Guide's linking interface is visual, which means you create and link objects using your mouse. Alternatively, links can be established through an object's attributes dialog, or through a LOGiiX script.
Guide offers the following object types:
Expansion Buttons
let you hide detailed information behind a word, phrase, or graphic. Clicking on an Expansion Button has the effect of zooming in to display the detailed information behind the Button. For example, a section of a report could be hidden behind the section heading. Similarly, an illustration of a computer could be zoomed to show engineering drawings of its component parts.
Reference Buttons
connect related topics in a document and between documents. A Reference Button can be linked to another document or a specific object within a document. Clicking on a Reference Button instantly displays the linked information.
Command Buttons
link text or graphics in a Guide document with a script. A Command Button script can, in turn, call Interpreters (similar to DLLs), which perform specific tasks. Some examples of the tasks handled by Interpreters include: displaying large graphics, launching other applications such as a spreadsheet program, or controlling devices connected to the serial port.
In most cases, Guide authors will use the point-and-click visual authoring interface. However, this is augmented by an embedded Pascal-like programming language called LOGiiX. In addition to the usual programming functions, LOGiiX provides functions for manipulating the Guide hypermedia engine. LOGiiX scripts can be attached to Command Buttons or documents.
Note: :
Buttons can be attached to any document text or graphic, and display a temporary pop-up window which itself can contain text or graphics.
The Guide application window, Guide documents, and objects all have attributes which can be set by the author. These attributes determine their appearance and behavior, and, in the case of objects, their relationship to other objects.
Documents are formatted by selecting font, size, typeface, and color options. A ruler lets authors determine the position of margins, indentation, and tabs. Wordwrap is also controlled from the ruler.
The background color of a document window can be set. Similarly, the color of text, text background, document caption, cursor patterns, and the size and position of document windows can all be set by the author.
Guide supports direct placement of a variety of industry-standard text and graphic file formats, including:
Rich Text Format (RTF)
PC Paintbrush (.PCX, .PCC)
Tagged Image File Format (TIFF, stored in .TIF files)
Device Independent Bitmap (DIB)
Other formats are supported via the Windows Clipboard. Guide also exports ASCII and RTF text files.
Graphics can be physically placed in a document, or a file link can be placed in the document which causes the graphic to be read from disk at display-time. Graphic file sizes are limited by the availability of memory required to display them.
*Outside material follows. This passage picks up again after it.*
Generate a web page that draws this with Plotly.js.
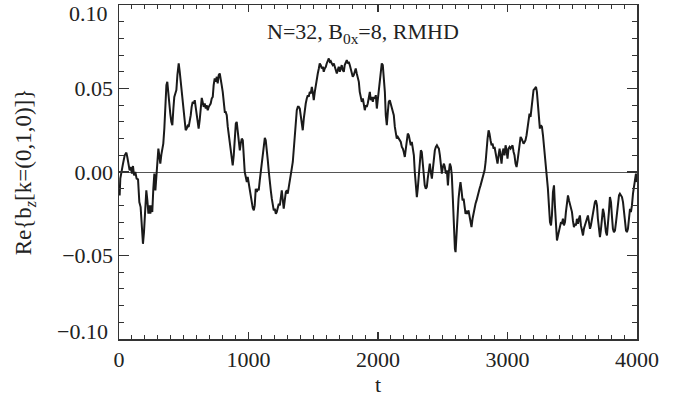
<!DOCTYPE html>
<html>
<head>
<meta charset="utf-8">
<script src="https://cdn.plot.ly/plotly-3.0.1.min.js"></script>
<style>html,body{margin:0;padding:0;background:#fff;}#chart{width:685px;height:398px;}</style>
</head>
<body>
<div id="chart"></div>
<script>
const tSeg1 = [0,5,10,18,31,44,57,64,75,82,90,100,108,116,126,136,147,157,167,178,185,193,203,211,219,227,234,242,250,257,265,273,281,288,296,304,311,319,327,335,342,350,358,366,373,381,389,396,404,412,420,427,435,443,451,461,469,476,484,492,500,507,515,523,530,538,546,554,561,569,577,585,592,600,608,615,623,631,639,646,654,662,670,677,685,693,700,708,716,724,731,739,747,755,762,770];
const bSeg1 = [-0.008,-0.014,-0.004,0.0,0.005,0.010,0.0116,0.009,0.004,0.001,0.003,-0.001,0.0036,-0.002,0.0,-0.004,-0.0044,-0.018,-0.021,-0.034,-0.043,-0.036,-0.018,-0.011,-0.017,-0.025,-0.020,-0.025,-0.020,-0.024,-0.010,-0.001,-0.011,-0.001,0.005,0.014,0.010,0.005,0.0104,0.014,0.017,0.026,0.040,0.052,0.054,0.046,0.039,0.035,0.030,0.028,0.038,0.045,0.047,0.049,0.058,0.065,0.060,0.054,0.048,0.041,0.034,0.028,0.025,0.026,0.0276,0.027,0.030,0.034,0.039,0.042,0.041,0.043,0.039,0.035,0.030,0.026,0.031,0.040,0.0444,0.042,0.039,0.041,0.038,0.040,0.037,0.039,0.040,0.041,0.044,0.045,0.052,0.056,0.054,0.057,0.053,0.058];

const tSeg2 = [778,786,793,801,809,817,824,832,840,848,855,863,871,878,886,894,902,909,917,925,933,940,948,956,963,971,979,987,994,1002,1010,1017,1025,1033,1041,1048,1056,1064,1072,1079,1087,1095,1102,1110,1118,1126,1133,1141,1149,1157,1164,1172,1180,1187,1195,1203,1211,1218,1226,1234,1242,1249,1257,1265,1272,1280,1288,1296,1303,1311,1319,1326,1334,1342,1350,1357,1365,1373,1381,1388,1396,1404,1411,1419,1427,1435,1442,1450,1458,1465,1473,1481,1489,1496,1504,1512,1520,1527,1535,1543,1550,1558,1566,1574,1581];
const bSeg2 = [0.059,0.056,0.052,0.048,0.039,0.036,0.036,0.034,0.027,0.022,0.019,0.014,0.007,0.004,0.010,0.022,0.029,0.030,0.024,0.016,0.013,0.017,0.020,0.019,0.010,0.0,-0.003,-0.006,-0.003,-0.007,-0.010,-0.014,-0.018,-0.0216,-0.023,-0.020,-0.010,-0.012,-0.010,-0.011,-0.005,0.0,0.008,0.013,0.017,0.0204,0.019,0.014,0.007,0.0,-0.008,-0.011,-0.016,-0.021,-0.023,-0.022,-0.025,-0.024,-0.022,-0.019,-0.020,-0.014,-0.011,-0.017,-0.022,-0.017,-0.012,-0.011,-0.013,-0.009,-0.004,-0.002,0.002,0.006,0.014,0.023,0.030,0.037,0.039,0.039,0.038,0.034,0.028,0.025,0.032,0.038,0.041,0.044,0.046,0.045,0.048,0.047,0.051,0.048,0.043,0.048,0.053,0.055,0.059,0.062,0.065,0.064,0.062,0.063,0.060];

const tSeg3 = [1589,1597,1604,1612,1620,1628,1635,1643,1651,1659,1666,1674,1682,1689,1697,1705,1713,1720,1728,1736,1743,1751,1759,1767,1774,1782,1790,1798,1805,1813,1821,1828,1836,1844,1852,1859,1867,1875,1883,1890,1898,1906,1913,1921,1929,1937,1944,1952,1960,1968,1975,1983,1991,1998,2006,2014,2022,2029,2037,2045,2053,2060,2068,2076,2083,2091,2099,2107,2114,2122,2130,2138,2145,2153,2161,2168,2176,2184,2192,2199,2207,2215,2222,2230,2238,2246,2253,2261,2269,2277,2284,2292,2300,2307,2315,2323,2331,2338,2346,2354,2361,2369,2377,2384,2392];
const bSeg3 = [0.062,0.063,0.065,0.067,0.068,0.066,0.0664,0.065,0.064,0.065,0.063,0.061,0.059,0.061,0.063,0.060,0.062,0.064,0.061,0.060,0.064,0.066,0.067,0.065,0.066,0.064,0.061,0.059,0.057,0.058,0.060,0.062,0.059,0.056,0.054,0.048,0.044,0.042,0.044,0.039,0.037,0.040,0.039,0.041,0.046,0.048,0.043,0.045,0.042,0.045,0.044,0.046,0.038,0.043,0.050,0.057,0.062,0.065,0.064,0.058,0.048,0.034,0.028,0.036,0.042,0.043,0.041,0.039,0.036,0.034,0.027,0.022,0.020,0.021,0.020,0.019,0.018,0.015,0.014,0.012,0.009,0.014,0.019,0.023,0.022,0.017,0.016,0.018,0.013,0.010,0.0,-0.010,-0.015,-0.010,0.0,0.008,0.013,0.012,0.005,-0.004,-0.008,-0.010,-0.009,-0.004,0.003];

const tSeg4 = [2400,2408,2416,2424,2431,2439,2447,2455,2462,2470,2478,2485,2493,2501,2509,2516,2524,2532,2540,2547,2555,2563,2570,2578,2586,2594,2599,2606,2614,2622,2630,2637,2645,2653,2661,2668,2676,2684,2691,2699,2707,2715,2722,2730,2738,2746,2753,2761,2769,2776,2784,2792,2800,2807,2815,2823,2831,2838,2846,2854,2861,2869,2877,2885,2892,2900,2908,2915,2923,2931,2939,2946,2954,2962,2969,2977,2985,2993,3000,3008,3016,3024,3031,3039,3047,3054,3062,3070,3078,3086,3093,3101,3109,3116,3124,3132,3139,3147,3155,3163,3170,3178,3186,3194,3201];
const bSeg4 = [0.005,0.0,-0.004,0.002,0.008,0.013,0.015,0.016,0.015,0.014,0.010,0.004,-0.001,0.003,0.005,0.003,-0.001,0.001,-0.008,0.0,0.005,0.003,-0.002,-0.016,-0.034,-0.046,-0.048,-0.038,-0.024,-0.016,-0.010,-0.006,-0.011,-0.017,-0.016,-0.020,-0.025,-0.024,-0.025,-0.023,-0.027,-0.030,-0.033,-0.028,-0.024,-0.020,-0.019,-0.017,-0.014,-0.012,-0.010,-0.008,-0.006,-0.003,-0.001,0.001,0.006,0.014,0.020,0.025,0.023,0.019,0.016,0.017,0.014,0.015,0.012,0.008,0.005,0.010,0.014,0.010,0.005,0.012,0.014,0.010,0.016,0.013,0.008,0.014,0.015,0.014,0.015,0.016,0.012,0.010,0.005,0.003,0.007,0.012,0.016,0.021,0.020,0.018,0.017,0.018,0.019,0.022,0.026,0.029,0.035,0.033,0.039,0.046,0.049];

const tSeg5 = [3212,3220,3227,3235,3243,3250,3258,3266,3274,3281,3289,3297,3305,3312,3320,3328,3336,3343,3351,3359,3366,3374,3382,3390,3397,3405,3413,3420,3428,3436,3444,3451,3459,3467,3475,3482,3490,3498,3505,3513,3521,3529,3536,3544,3552,3559,3567,3575,3583,3590,3598,3606,3614,3621,3629,3637,3644,3652,3660,3668,3675,3683,3691,3698,3706,3714,3722,3729,3737,3745,3753,3760,3768,3776,3783,3791,3799,3807,3814,3822,3830,3838,3845,3853,3861,3868,3876,3884,3892,3899,3907,3915,3922,3930,3938,3946,3953,3961,3969,3977,3985,3992,4000];
const bSeg5 = [0.050,0.051,0.048,0.040,0.031,0.026,0.028,0.027,0.022,0.016,0.010,0.004,-0.002,-0.010,-0.020,-0.030,-0.032,-0.026,-0.012,-0.008,-0.020,-0.034,-0.041,-0.038,-0.035,-0.034,-0.030,-0.031,-0.028,-0.032,-0.030,-0.024,-0.018,-0.014,-0.017,-0.019,-0.021,-0.024,-0.029,-0.033,-0.031,-0.032,-0.028,-0.031,-0.028,-0.026,-0.032,-0.035,-0.038,-0.034,-0.032,-0.030,-0.029,-0.026,-0.030,-0.034,-0.032,-0.028,-0.024,-0.020,-0.018,-0.017,-0.020,-0.028,-0.036,-0.039,-0.034,-0.026,-0.022,-0.025,-0.032,-0.036,-0.038,-0.032,-0.024,-0.015,-0.018,-0.027,-0.034,-0.036,-0.035,-0.030,-0.024,-0.017,-0.014,-0.013,-0.014,-0.015,-0.018,-0.024,-0.030,-0.035,-0.036,-0.034,-0.028,-0.022,-0.024,-0.020,-0.013,-0.008,-0.002,-0.001,-0.006];

const tValues = [].concat(tSeg1, tSeg2, tSeg3, tSeg4, tSeg5);
const bzValues = [].concat(bSeg1, bSeg2, bSeg3, bSeg4, bSeg5);

const xTickVals = [0, 1000, 2000, 3000, 4000];
const xTickText = ['0', '1000', '2000', '3000', '4000'];
const yTickVals = [-0.05, 0.0, 0.05];
const yTickText = ['\u22120.05', '0.00', '0.05'];
const yEndVals = [0.10, -0.10];
const yEndText = ['0.10', '\u22120.10'];

const titleText = 'N=32, B<sub>0x</sub>=8, RMHD';
const xTitle = 't';
const yTitle = 'Re{b<sub><i>z</i></sub>[k=(0,1,0)]}';

const FONT = '"Liberation Serif", "Times New Roman", serif';
const INK = '#222';

const trace = {
  x: tValues, y: bzValues, type: 'scatter', mode: 'lines',
  line: {color: '#1a1a1a', width: 2}, hoverinfo: 'skip'
};

const annotations = [
  {text: titleText, xref: 'paper', yref: 'paper', x: 0.472, y: 0.917,
   xanchor: 'center', yanchor: 'middle', showarrow: false,
   font: {family: FONT, size: 22, color: INK}}
];
yEndVals.forEach((v, i) => {
  annotations.push({text: yEndText[i], xref: 'paper', yref: 'y', x: 0, y: v,
    xanchor: 'right', yanchor: 'middle', xshift: -9, yshift: v > 0 ? -8 : 8,
    showarrow: false, font: {family: FONT, size: 22, color: INK}});
});

const layout = {
  width: 685, height: 398,
  margin: {l: 119, r: 48, t: 5, b: 59},
  paper_bgcolor: '#fff', plot_bgcolor: '#fff',
  showlegend: false,
  font: {family: FONT, size: 22, color: INK},
  xaxis: {
    range: [0, 4000], tickvals: xTickVals, ticktext: xTickText,
    ticks: 'inside', ticklen: 7, tickwidth: 1.2, tickcolor: '#333',
    minor: {dtick: 100, ticklen: 4, tickwidth: 1, tickcolor: '#333', ticks: 'inside'},
    showline: true, linecolor: '#333', linewidth: 1.5, mirror: 'allticks',
    showgrid: false, zeroline: false,
    tickfont: {family: FONT, size: 22, color: INK},
    title: {text: xTitle, font: {family: FONT, size: 22, color: INK}, standoff: 4}
  },
  yaxis: {
    range: [-0.1, 0.1], tickvals: yTickVals, ticktext: yTickText,
    ticks: 'inside', ticklen: 10, tickwidth: 1.2, tickcolor: '#333',
    minor: {dtick: 0.01, ticklen: 5, tickwidth: 1, tickcolor: '#333', ticks: 'inside'},
    showline: true, linecolor: '#333', linewidth: 1.5, mirror: 'allticks',
    showgrid: false, zeroline: true, zerolinecolor: '#555', zerolinewidth: 1,
    tickfont: {family: FONT, size: 22, color: INK},
    title: {text: yTitle, font: {family: FONT, size: 23, color: INK}, standoff: 24}
  },
  annotations: annotations
};

Plotly.newPlot('chart', [trace], layout, {staticPlot: true, displayModeBar: false});
</script>
</body>
</html>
An embedded programming language called LOGiiX lets the author program objects and links to create smart documents. In addition to data entry, arithmetic, logic operations, string manipulation, looping, and data logging functions, LOGiiX can be used to create macros which greatly simplify the user interface and hide complex actions from the user.
LOGiiX programs can be automatically executed on opening, closing, or moving a document. So, for example, a waveform audio file can be triggered by opening a document.
It is easy to maintain a large collection of documents using Guide's document and text editing tools. For example, Guide's text search algorithm lets you find (and change) text strings globally by following hypertext links to related documents, or by specifying a collection of documents. Automatic object indexing, link tracing, and keyboard editing of links are also supported.
Guide supports object interfaces to its own Interpreters and, via LOGiiX, to Windows dynamic-link libraries.
Sound, animation, and MIDI are supported from LOGiiX via Windows multimedia extensions. Animation is also supported through the “place filter” which lets the author seamlessly embed animations in document text.
Browsing is supported by Guide's hypermedia links and a built-in backtracking capability. Searching is handled by a linear search algorithm which will accept complex queries (AND, OR) and can search multiple documents.